The Clerk justifies the verdict on a couple of grounds: McDonald’s had 700 previous complaints; and Ms. Liebeck suffered horrific injuries.
To say that there were 700 previous complaints of burns (ranging from scalds to real injuries) from McDonald’s coffee begs the question. After all, 700 is just the numerator. What’s the denominator? The answer is in the tens of billions. A product that hurts one in twenty-four million people is not “unreasonably dangerous”, especially when the vast majority of the 700 incidents were not the sort of grievous injuries Ms. Liebeck had. (McDonald’s had settled previous cases, but the cases were incidents where the McDonald’s employees had spilled the coffee.) However, the jury took the 1-in-24 million statistic not as evidence that McDonald’s coffee was not dangerous, but as evidence that McDonald’s cared more about statistics than people — when in fact the statistic should have been used to throw the case out.
That Ms. Liebeck was surely serious hurt doesn’t change the underlying problem with the lawsuit: Ms. Liebeck was hurt because she spilled coffee on herself. If (as all fast-food restaurants do now) McDonald’s had the obvious statement “Coffee is hot and can burn you” on the cup (a juror later complained that McDonald’s warning was too small), would that have prevented her injuries? True: McDonald’s could have served luke-warm coffee or even iced coffee. But at the end of the day, the proximate cause of Ms. Liebeck’s injuries, as awful as they were, was Ms. Liebeck.

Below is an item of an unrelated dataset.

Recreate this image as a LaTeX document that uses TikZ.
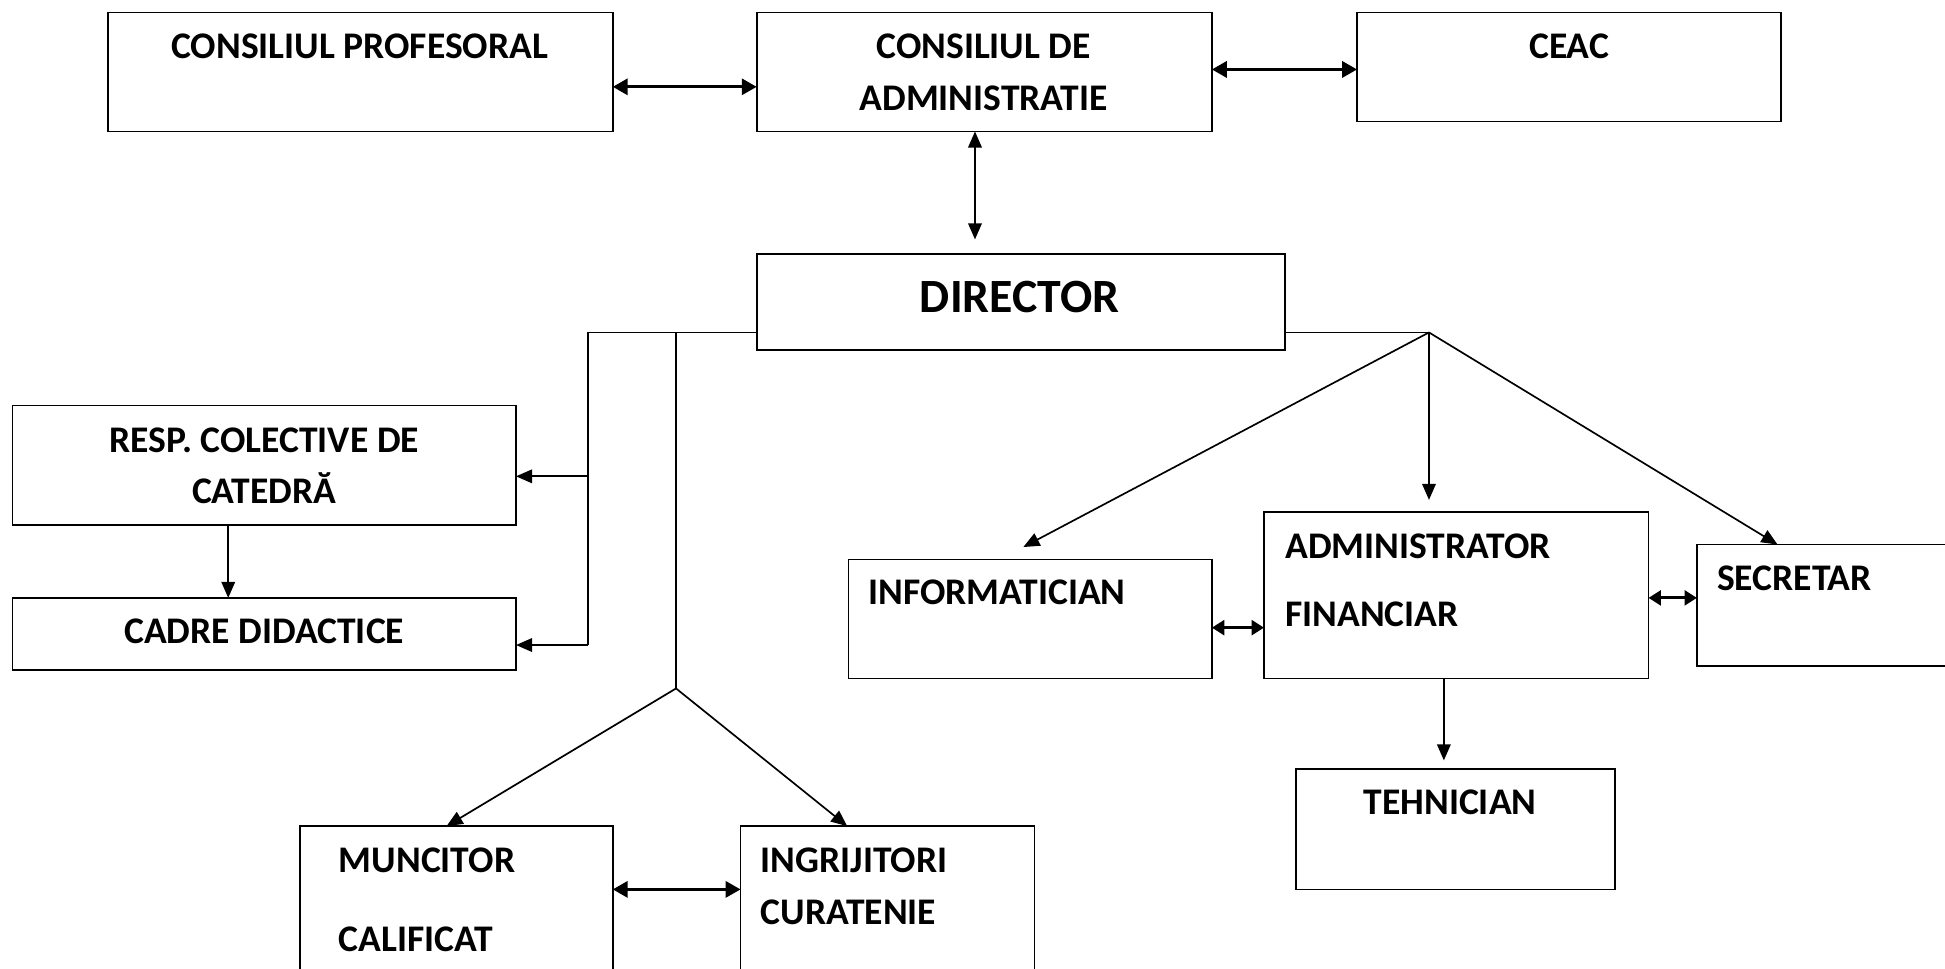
\documentclass[tikz,border=0pt]{standalone}
\usepackage{fontspec}
\setmainfont{Carlito}
\usetikzlibrary{arrows.meta}
\begin{document}
\begin{tikzpicture}[x=1pt,y=-1pt,
  box/.style={draw, rectangle, line width=1.4pt, inner sep=0pt, outer sep=0pt},
  lbl/.style={font=\bfseries\fontsize{30.3}{36}\selectfont, inner sep=0pt, anchor=base},
  lblw/.style={lbl, anchor=base west},
  big/.style={font=\bfseries\fontsize{38.5}{45}\selectfont, inner sep=0pt, anchor=base},
  conn/.style={line width=1.35pt},
  arr/.style={line width=1.35pt, -{Triangle[length=13pt,width=11pt]}},
  darr/.style={line width=1.35pt, {Triangle[length=13pt,width=11pt]}-{Triangle[length=13pt,width=11pt]}},
  tarr/.style={line width=2.3pt, {Triangle[length=12pt,width=13pt]}-{Triangle[length=12pt,width=13pt]}},
  sarr/.style={line width=2.3pt, {Triangle[length=10pt,width=12pt]}-{Triangle[length=10pt,width=12pt]}}]
\useasboundingbox (0,0) rectangle (1568,781);
\clip (0,0) rectangle (1568,781);
\fill[white] (0,0) rectangle (1568,781);
% boxes
\node[box, minimum width=407pt, minimum height=96pt] (cp) at (290.5,58) {};
\node[box, minimum width=367pt, minimum height=96pt] (cda) at (793.5,58) {};
\node[box, minimum width=342pt, minimum height=88pt] (ceac) at (1265,54) {};
\node[box, minimum width=426pt, minimum height=77pt] (dir) at (823,243.5) {};
\node[box, minimum width=406pt, minimum height=96pt] (resp) at (213,375) {};
\node[box, minimum width=406pt, minimum height=58pt] (cadre) at (213,511) {};
\node[box, minimum width=293pt, minimum height=96pt] (info) at (830.5,499) {};
\node[box, minimum width=310pt, minimum height=134pt] (adm) at (1174,480) {};
\node[box, minimum width=242pt, minimum height=98pt] (sec) at (1489,488) {};
\node[box, minimum width=257pt, minimum height=97pt] (teh) at (1173.5,668.5) {};
\node[box, minimum width=252pt, minimum height=134pt] (munc) at (368,733) {};
\node[box, minimum width=237pt, minimum height=134pt] (ingr) at (715.5,733) {};
% texts
\node[lbl] (tcp) at (290,47) {CONSILIUL PROFESORAL};
\node[lbl] (tcda1) at (793,47) {CONSILIUL DE};
\node[lbl] (tcda2) at (793,89) {ADMINISTRATIE};
\node[lbl] (tceac) at (1265,47) {CEAC};
\node[big] (tdir) at (822,252) {DIRECTOR};
\node[lbl] (tresp1) at (213,365) {RESP. COLECTIVE DE};
\node[lbl] (tresp2) at (213,406) {CATEDRĂ};
\node[lbl] (tcadre) at (213,519) {CADRE DIDACTICE};
\node[lblw] (tinfo) at (700,487) {INFORMATICIAN};
\node[lblw] (tadm1) at (1036,450) {ADMINISTRATOR};
\node[lblw] (tadm2) at (1036,505) {FINANCIAR};
\node[lblw] (tsec) at (1384,476) {SECRETAR};
\node[lbl] (tteh) at (1169,657) {TEHNICIAN};
\node[lblw] (tmunc1) at (273,703) {MUNCITOR};
\node[lblw] (tmunc2) at (273,767) {CALIFICAT};
\node[lblw] (tingr1) at (613,703) {INGRIJITORI};
\node[lblw] (tingr2) at (613,745) {CURATENIE};
% helper coordinates
\coordinate (y70) at (0,70);
\coordinate (y56) at (0,56);
\coordinate (dirtip) at (786,193);
\coordinate (jl) at (474,268);
\coordinate (jl1) at (474,384);
\coordinate (jl2) at (474,520);
\coordinate (jm) at (545,268);
\coordinate (fork) at (545,555);
\coordinate (mt) at (360,666);
\coordinate (it) at (683,666);
\coordinate (jr) at (1152,268);
\coordinate (infotip) at (825,441);
\coordinate (admtip) at (1152,403);
\coordinate (sectip) at (1433,439);
\coordinate (tehtip) at (1164,613);
\coordinate (y506) at (0,506);
\coordinate (y482) at (0,482);
\coordinate (y717) at (0,717);
\coordinate (x184) at (184,0);
\coordinate (x786) at (786,0);
\coordinate (x1164) at (1164,0);
% connectors
\draw[tarr] (cp.east |- y70) -- (cda.west |- y70);
\draw[tarr] (cda.east |- y56) -- (ceac.west |- y56);
\draw[darr] (cda.south -| x786) -- (dirtip);
\draw[conn] (dir.west |- jl) -- (jl) -- (jl2);
\draw[arr] (jl1) -- (resp.east |- jl1);
\draw[arr] (jl2) -- (cadre.east |- jl2);
\draw[conn] (jm) -- (fork);
\draw[arr] (fork) -- (mt);
\draw[arr] (fork) -- (it);
\draw[arr] (resp.south -| x184) -- (cadre.north -| x184);
\draw[conn] (dir.east |- jr) -- (jr);
\draw[arr] (jr) -- (infotip);
\draw[arr] (jr) -- (admtip);
\draw[arr] (jr) -- (sectip);
\draw[sarr] (info.east |- y506) -- (adm.west |- y506);
\draw[sarr] (adm.east |- y482) -- (sec.west |- y482);
\draw[arr] (adm.south -| x1164) -- (tehtip);
\draw[tarr] (munc.east |- y717) -- (ingr.west |- y717);
\end{tikzpicture}
\end{document}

The argument for liability is that McDonald’s chose to serve its coffee hot and should have foreseen that people would burn themselves when they spilled coffee. But, here’s a question: the reason Ms. Liebeck’s injuries were so terrible was because she was wearing a sweatsuit that absorbed the hot liquid and held it close to her skin. Surely, clothing manufacturers can foresee that people will spill hot liquids on themselves. If Ms. Liebeck’s sweatpants had been made out of Gore-Tex or some other liquid-resistant material, she never would have been hurt. What’s the principle of tort law that holds McDonald’s liable, but not the clothing manufacturer?